凄惨な殺人事件が国際的に衝撃を広げている。パキスタンで駆け落ちを試みた10代の男女が、「集落の決定」で感電死させられたのだ。理由は「名誉を汚した」ため。同国ではこうした「名誉殺人」が横行。年間千人が殺害されており、昨年には同国初のネットアイドルと呼ばれた女性も兄に殺された。背景には、自由な恋愛への伝統的な拒否意識や、影響力を持つ「長老会議」の存在が浮かぶ。
(外信部 森浩)
長老会議が決めた処刑 「名誉を傷つけた」
事件が発覚したのは、9月中旬。英BBC放送(電子版)によると、8月に同国南部の都市カラチで死亡した10代の男女に対し、感電死の疑いが浮上した。端緒は関係者の証言だったという。
警察当局が約1カ月前に埋葬されていた2人の遺体を掘り出したところ、腕や足に感電させられたとみられる痕跡が見つかった。解剖を担当した医師は同国の地元英字紙ドーンに対し、「あきらかな拷問や電気ショックの痕だった」とコメントしている。

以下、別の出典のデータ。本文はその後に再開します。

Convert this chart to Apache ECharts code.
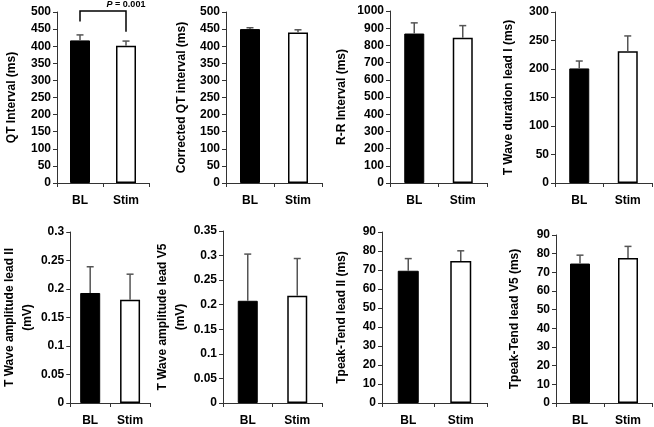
<!DOCTYPE html>
<html>
<head>
<meta charset="utf-8">
<script src="https://cdn.jsdelivr.net/npm/echarts@6/dist/echarts.min.js"></script>
<style>
html,body{margin:0;padding:0;background:#fff;}
#c{width:654px;height:427px;}
</style>
</head>
<body>
<div id="c"></div>
<script>
// ---- data ----
const categories = ['BL', 'Stim'];
const qtMean = [417, 401];
const qtErr = [16, 14];
const qtcMean = [450, 440];
const qtcErr = [4, 8];
const rrMean = [869, 844];
const rrErr = [62, 71];
const tdurMean = [201, 231];
const tdurErr = [13, 27];
const tampIIMean = [0.193, 0.181];
const tampIIErr = [0.046, 0.045];
const tampV5Mean = [0.208, 0.218];
const tampV5Err = [0.095, 0.076];
const tpteIIMean = [69.6, 74.8];
const tpteIIErr = [6.4, 5.3];
const tpteV5Mean = [74.7, 77.7];
const tpteV5Err = [4.5, 6.2];

const yTitles = [
  'QT Interval (ms)', 'Corrected QT interval (ms)', 'R-R Interval (ms)', 'T Wave duration lead I (ms)',
  'T Wave amplitude lead II\n(mV)', 'T Wave amplitude lead V5\n(mV)', 'Tpeak-Tend lead II (ms)', 'Tpeak-Tend lead V5 (ms)'
];
const yMax = [500, 500, 1000, 300, 0.3, 0.35, 90, 90];
const yStep = [50, 50, 100, 50, 0.05, 0.05, 10, 10];

// significance annotation on panel 1: [bracket top, left leg bottom, right leg bottom, label]
const pLabel = 'P = 0.001';
const pBracket = [503, 472, 442, 523];

// ---- layout ----
const means = [qtMean, qtcMean, rrMean, tdurMean, tampIIMean, tampV5Mean, tpteIIMean, tpteV5Mean];
const errs = [qtErr, qtcErr, rrErr, tdurErr, tampIIErr, tampV5Err, tpteIIErr, tpteV5Err];
const grids = [
  {left: 57, top: 12, width: 92, height: 171},
  {left: 226, top: 12, width: 96, height: 171},
  {left: 390, top: 11, width: 97, height: 172},
  {left: 555, top: 12, width: 97, height: 171},
  {left: 63, top: 232, width: 87, height: 173},
  {left: 223, top: 231, width: 99, height: 173},
  {left: 382, top: 232, width: 105, height: 174},
  {left: 556, top: 235, width: 96, height: 173}
];
const nameGaps = [36, 35, 39, 37, 27, 25, 31, 32];
const FONT = 'Liberation Sans, Arial, sans-serif';
const axisColor = '#333';

const xAxes = [], yAxes = [], series = [];
grids.forEach((g, i) => {
  xAxes.push({
    type: 'category', gridIndex: i, data: categories,
    axisLine: {lineStyle: {color: axisColor, width: 1}},
    axisTick: {show: true, alignWithLabel: false, length: 4, lineStyle: {color: axisColor}},
    axisLabel: {color: '#000', fontFamily: FONT, fontWeight: 'bold', fontSize: 12, margin: 12}
  });
  yAxes.push({
    type: 'value', gridIndex: i, min: 0, max: yMax[i], interval: yStep[i],
    name: yTitles[i], nameLocation: 'middle', nameRotate: 90, nameGap: nameGaps[i],
    nameTextStyle: {color: '#000', fontFamily: FONT, fontWeight: 'bold', fontSize: 12, lineHeight: 18},
    axisLine: {show: true, lineStyle: {color: axisColor, width: 1}},
    axisTick: {show: true, length: 4, lineStyle: {color: axisColor}},
    splitLine: {show: false},
    axisLabel: {
      color: '#000', fontFamily: FONT, fontWeight: 'bold', fontSize: 12, margin: 6,
      formatter: v => String(+v.toFixed(4))
    }
  });
  series.push({
    type: 'bar', xAxisIndex: i, yAxisIndex: i, barWidth: i === 6 ? 21 : 20,
    data: means[i].map((v, k) => ({
      value: v,
      itemStyle: k === 0 ? {color: '#000', borderColor: '#000', borderWidth: 1}
                         : {color: '#fff', borderColor: '#000', borderWidth: 1.5}
    })),
    silent: true, animation: false
  });
  series.push({
    type: 'custom', xAxisIndex: i, yAxisIndex: i, z: 5, clip: false,
    data: means[i].map((v, k) => [k, v, errs[i][k]]),
    renderItem: function (params, api) {
      const base = api.coord([api.value(0), api.value(1)]);
      const top = api.coord([api.value(0), api.value(1) + api.value(2)]);
      const st = {stroke: '#555', lineWidth: 1.5};
      return {
        type: 'group',
        children: [
          {type: 'line', shape: {x1: base[0], y1: base[1], x2: top[0], y2: top[1]}, style: st},
          {type: 'line', shape: {x1: top[0] - 3.5, y1: top[1], x2: top[0] + 3.5, y2: top[1]}, style: st}
        ]
      };
    },
    animation: false
  });
});

// significance bracket on panel 1
series.push({
  type: 'custom', xAxisIndex: 0, yAxisIndex: 0, z: 6, clip: false,
  data: [[0, 1]],
  renderItem: function (params, api) {
    const l0 = api.coord([0, pBracket[1]]);
    const lt = api.coord([0, pBracket[0]]);
    const rt = api.coord([1, pBracket[0]]);
    const r0 = api.coord([1, pBracket[2]]);
    const lab = api.coord([0.5, pBracket[3]]);
    return {
      type: 'group',
      children: [
        {type: 'polyline', shape: {points: [l0, lt, rt, r0]}, style: {stroke: '#000', lineWidth: 1.5, fill: null}},
        {type: 'text', x: lab[0], y: lab[1], style: {
          text: '{i|P} = 0.001', align: 'center', verticalAlign: 'middle',
          rich: {i: {fontStyle: 'italic', fontWeight: 'bold', fontSize: 9, fontFamily: FONT, fill: '#000'}},
          font: 'bold 9px ' + FONT, fill: '#000'
        }}
      ]
    };
  },
  animation: false
});

const chart = echarts.init(document.getElementById('c'), null, {renderer: 'canvas'});
chart.setOption({
  animation: false,
  backgroundColor: '#fff',
  grid: grids.map(g => Object.assign({containLabel: false}, g)),
  xAxis: xAxes,
  yAxis: yAxes,
  series: series
});
</script>
</body>
</html>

警察が殺人事件として捜査した結果、容疑者が浮上した。2人の駆け落ち計画を聞いた部族の長老たちが殺害を決定していたのだった。
ドーンによると、駆け落ちしようとした2人に対し、8月15日に30〜35人が参加して開かれた長老会議は処刑を命じたという。理由は「見せしめのため」。会議が婚前交渉などを疑い、「不適切な関係」と認定したとみられる。
実行犯として、電気ショックを決行したのは2人の親族だった。